The following year Solon went to Mexico and with the support of the then President of Mexico, set up an agrarian reform support programme. In the course of his work in the field he came across cases of corruption and began exposing them. When a new administration took office in 1976, he was advised to stop worrying about corruption and was even threatened with a pistol. Although obliged to leave one ministry, he found support in another and was able to transfer his programme.

And even at UNRISD, where he was director from 1977 to 1984, he also got into trouble. The official version was that he spent more on research than the Institute could afford. Technically this may be correct but the context is what’s important. When Solon took over as director he was concerned that too much of the Institute’s budget was being allocated for staff salaries rather than research in the field.

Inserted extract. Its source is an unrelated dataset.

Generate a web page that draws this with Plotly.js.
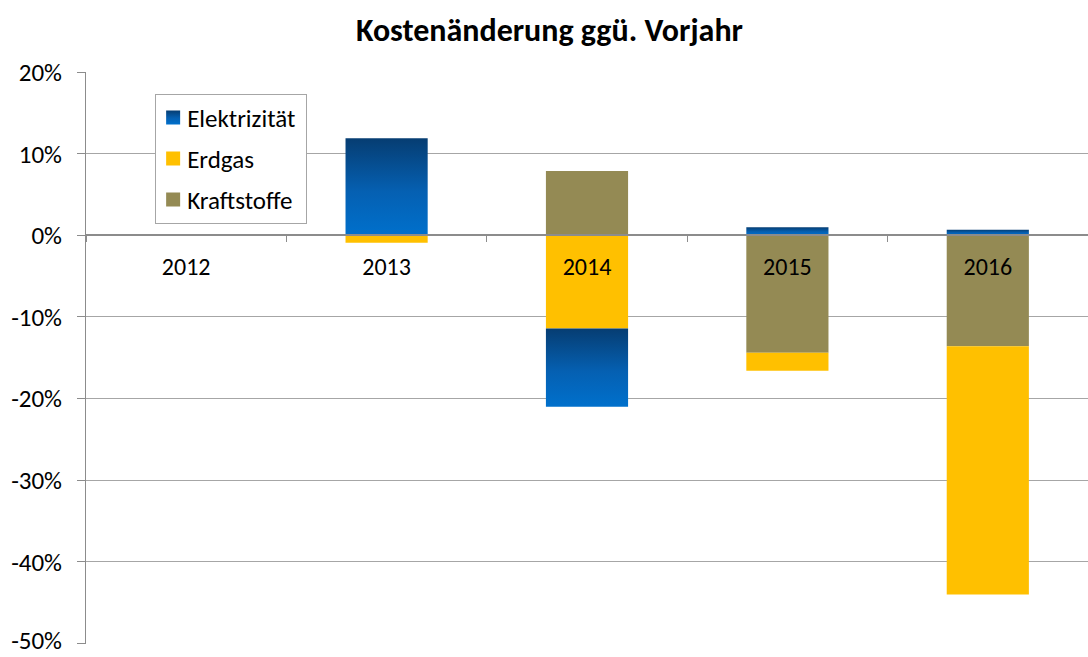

He consciously tried to correct this situation. Financially he thought he could do this as he had managed to secure a large funding pledge from the US Congress at the time of the Carter administration. Assuming the pledge would be honoured he initiated new programmes. But when the Reagan adminstration took office in 1981 UNRISD funding was rejected. Fortunately the research programmes that Solon supported continued and ended up producing some of the finest works on the Green Revolution, food security and popular participation. And fortunately for the next generation of researchers, Solon spent much of his “retirement” at the office and continued writing until the last day of his life.